### PROVIDED ENTRIES:
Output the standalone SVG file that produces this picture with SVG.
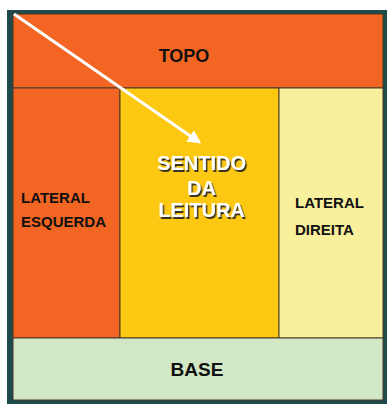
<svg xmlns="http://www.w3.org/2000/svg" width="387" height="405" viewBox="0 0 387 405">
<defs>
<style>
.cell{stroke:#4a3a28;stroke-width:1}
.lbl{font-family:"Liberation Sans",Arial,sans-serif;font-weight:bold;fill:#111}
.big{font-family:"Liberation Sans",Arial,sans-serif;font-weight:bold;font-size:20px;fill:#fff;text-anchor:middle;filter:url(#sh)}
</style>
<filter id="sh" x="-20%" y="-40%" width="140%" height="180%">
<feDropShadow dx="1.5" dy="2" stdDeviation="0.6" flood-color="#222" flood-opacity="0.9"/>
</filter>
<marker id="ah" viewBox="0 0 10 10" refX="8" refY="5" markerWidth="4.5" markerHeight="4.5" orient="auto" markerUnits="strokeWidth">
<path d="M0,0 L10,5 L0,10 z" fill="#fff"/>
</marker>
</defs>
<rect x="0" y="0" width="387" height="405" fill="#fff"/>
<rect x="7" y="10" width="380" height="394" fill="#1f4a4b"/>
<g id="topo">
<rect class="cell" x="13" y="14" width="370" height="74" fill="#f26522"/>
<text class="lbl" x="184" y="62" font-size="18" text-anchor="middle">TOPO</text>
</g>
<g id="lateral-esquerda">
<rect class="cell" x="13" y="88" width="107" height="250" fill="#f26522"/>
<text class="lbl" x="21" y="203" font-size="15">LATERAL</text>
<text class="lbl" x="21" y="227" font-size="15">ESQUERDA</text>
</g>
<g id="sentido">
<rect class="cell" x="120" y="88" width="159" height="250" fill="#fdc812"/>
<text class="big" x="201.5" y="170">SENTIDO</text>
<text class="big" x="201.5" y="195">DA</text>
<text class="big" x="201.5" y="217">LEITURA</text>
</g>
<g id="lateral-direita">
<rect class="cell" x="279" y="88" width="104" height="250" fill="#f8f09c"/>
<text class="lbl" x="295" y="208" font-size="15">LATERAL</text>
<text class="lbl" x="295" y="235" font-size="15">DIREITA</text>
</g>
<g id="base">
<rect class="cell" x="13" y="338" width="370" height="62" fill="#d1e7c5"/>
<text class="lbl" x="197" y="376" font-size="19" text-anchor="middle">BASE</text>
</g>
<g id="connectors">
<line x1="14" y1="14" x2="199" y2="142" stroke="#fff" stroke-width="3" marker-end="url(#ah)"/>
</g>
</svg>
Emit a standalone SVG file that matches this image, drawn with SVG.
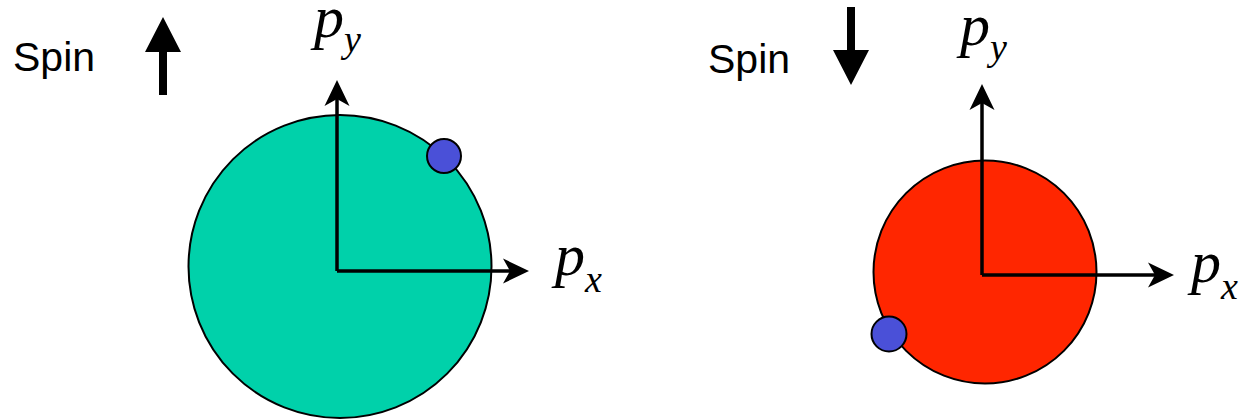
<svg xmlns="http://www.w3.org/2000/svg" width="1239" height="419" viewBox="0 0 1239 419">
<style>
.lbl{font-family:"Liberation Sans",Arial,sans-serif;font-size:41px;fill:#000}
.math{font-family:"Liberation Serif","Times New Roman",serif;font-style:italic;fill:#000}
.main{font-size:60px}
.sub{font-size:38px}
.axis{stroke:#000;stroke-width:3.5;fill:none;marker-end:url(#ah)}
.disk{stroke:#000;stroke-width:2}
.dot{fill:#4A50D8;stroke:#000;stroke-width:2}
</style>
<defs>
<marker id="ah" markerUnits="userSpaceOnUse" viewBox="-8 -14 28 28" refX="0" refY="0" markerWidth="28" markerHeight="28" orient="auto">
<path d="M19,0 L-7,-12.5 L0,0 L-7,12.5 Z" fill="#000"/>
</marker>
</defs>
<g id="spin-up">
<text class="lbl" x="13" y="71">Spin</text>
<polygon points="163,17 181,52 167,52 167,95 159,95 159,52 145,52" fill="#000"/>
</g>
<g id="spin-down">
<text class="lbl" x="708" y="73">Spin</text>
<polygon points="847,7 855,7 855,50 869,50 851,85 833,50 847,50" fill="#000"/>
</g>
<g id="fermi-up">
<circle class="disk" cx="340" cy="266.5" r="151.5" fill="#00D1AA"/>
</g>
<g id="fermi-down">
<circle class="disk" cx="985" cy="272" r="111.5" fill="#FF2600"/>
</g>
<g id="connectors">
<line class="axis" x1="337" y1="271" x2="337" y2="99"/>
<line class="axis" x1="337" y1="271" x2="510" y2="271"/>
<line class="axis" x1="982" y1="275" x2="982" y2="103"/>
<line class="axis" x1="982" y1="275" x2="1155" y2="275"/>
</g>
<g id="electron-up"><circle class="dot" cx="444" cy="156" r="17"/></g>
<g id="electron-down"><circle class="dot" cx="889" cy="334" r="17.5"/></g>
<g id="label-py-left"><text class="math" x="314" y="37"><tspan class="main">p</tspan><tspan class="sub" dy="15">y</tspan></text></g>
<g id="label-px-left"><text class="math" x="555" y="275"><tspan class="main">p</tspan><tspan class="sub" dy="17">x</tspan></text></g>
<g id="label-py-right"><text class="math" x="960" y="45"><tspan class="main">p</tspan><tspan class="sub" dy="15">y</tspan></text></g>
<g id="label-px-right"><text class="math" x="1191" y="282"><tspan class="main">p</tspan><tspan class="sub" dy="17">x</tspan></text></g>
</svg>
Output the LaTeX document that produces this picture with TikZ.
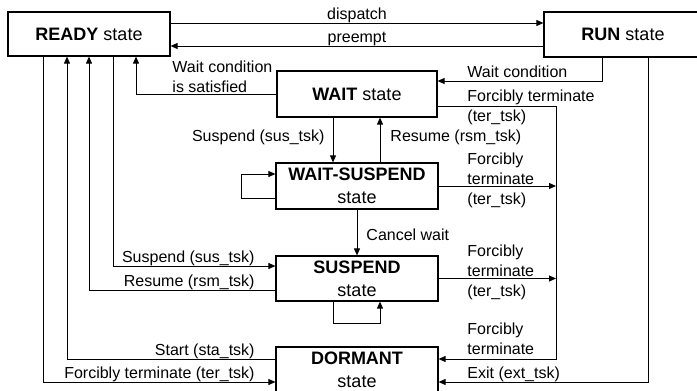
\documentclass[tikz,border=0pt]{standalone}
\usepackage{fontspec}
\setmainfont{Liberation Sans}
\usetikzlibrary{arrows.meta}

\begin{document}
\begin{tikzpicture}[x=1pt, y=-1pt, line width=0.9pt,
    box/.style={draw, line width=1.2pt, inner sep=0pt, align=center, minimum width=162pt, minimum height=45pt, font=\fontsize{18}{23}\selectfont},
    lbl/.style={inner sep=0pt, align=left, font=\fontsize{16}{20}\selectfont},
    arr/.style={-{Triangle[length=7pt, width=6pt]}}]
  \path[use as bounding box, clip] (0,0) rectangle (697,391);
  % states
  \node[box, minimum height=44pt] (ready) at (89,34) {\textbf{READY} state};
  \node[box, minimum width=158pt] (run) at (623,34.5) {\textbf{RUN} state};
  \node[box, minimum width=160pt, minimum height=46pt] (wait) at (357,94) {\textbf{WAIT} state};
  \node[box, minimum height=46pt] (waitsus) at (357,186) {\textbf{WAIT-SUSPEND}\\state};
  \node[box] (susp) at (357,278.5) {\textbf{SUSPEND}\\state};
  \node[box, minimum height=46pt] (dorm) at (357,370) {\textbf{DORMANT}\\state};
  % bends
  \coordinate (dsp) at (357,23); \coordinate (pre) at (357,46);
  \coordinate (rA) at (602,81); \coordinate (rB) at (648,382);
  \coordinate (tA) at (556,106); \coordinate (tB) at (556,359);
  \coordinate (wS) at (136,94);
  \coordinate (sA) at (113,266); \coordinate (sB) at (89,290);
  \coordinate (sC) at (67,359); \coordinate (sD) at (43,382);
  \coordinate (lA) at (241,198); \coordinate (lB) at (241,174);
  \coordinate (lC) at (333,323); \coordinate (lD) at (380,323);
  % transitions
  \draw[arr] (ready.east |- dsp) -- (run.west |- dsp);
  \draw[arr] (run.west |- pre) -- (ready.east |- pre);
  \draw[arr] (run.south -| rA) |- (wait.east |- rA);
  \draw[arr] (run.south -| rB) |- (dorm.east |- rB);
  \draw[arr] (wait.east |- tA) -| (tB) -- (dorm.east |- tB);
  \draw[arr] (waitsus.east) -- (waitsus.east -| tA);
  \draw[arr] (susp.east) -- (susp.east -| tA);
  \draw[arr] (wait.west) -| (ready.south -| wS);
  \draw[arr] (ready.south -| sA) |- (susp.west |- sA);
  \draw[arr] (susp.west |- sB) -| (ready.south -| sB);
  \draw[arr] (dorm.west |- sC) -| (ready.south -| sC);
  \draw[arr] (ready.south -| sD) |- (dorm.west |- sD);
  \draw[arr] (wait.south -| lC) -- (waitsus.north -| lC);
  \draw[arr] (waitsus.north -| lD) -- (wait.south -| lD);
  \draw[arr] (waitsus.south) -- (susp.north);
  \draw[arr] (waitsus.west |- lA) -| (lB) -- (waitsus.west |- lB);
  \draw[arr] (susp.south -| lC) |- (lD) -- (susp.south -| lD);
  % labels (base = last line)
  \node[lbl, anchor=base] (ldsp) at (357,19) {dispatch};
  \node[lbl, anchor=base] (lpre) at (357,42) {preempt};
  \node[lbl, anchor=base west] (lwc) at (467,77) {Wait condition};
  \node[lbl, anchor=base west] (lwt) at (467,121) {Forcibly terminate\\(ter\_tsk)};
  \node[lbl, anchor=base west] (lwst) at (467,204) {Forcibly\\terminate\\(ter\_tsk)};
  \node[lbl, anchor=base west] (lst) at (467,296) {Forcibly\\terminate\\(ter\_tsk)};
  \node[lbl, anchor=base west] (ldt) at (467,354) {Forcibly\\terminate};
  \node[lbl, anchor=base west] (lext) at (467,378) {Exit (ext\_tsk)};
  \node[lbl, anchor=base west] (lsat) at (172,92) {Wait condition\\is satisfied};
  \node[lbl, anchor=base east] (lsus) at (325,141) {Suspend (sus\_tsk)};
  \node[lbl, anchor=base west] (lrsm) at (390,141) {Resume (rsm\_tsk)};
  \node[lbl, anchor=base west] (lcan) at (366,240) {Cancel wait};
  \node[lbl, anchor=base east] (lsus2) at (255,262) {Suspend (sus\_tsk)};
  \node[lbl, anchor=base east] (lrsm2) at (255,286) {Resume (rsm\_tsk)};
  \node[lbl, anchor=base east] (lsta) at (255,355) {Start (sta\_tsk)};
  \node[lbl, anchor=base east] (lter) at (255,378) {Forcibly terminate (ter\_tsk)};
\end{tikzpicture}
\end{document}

### EXERCISE DESCRIPTION:
Using the material above, report each line where "file" occurs.

### EXERCISE RESPONSE:
Output the standalone SVG file that produces this picture with SVG.
Emit a standalone SVG file that matches this image, drawn with SVG.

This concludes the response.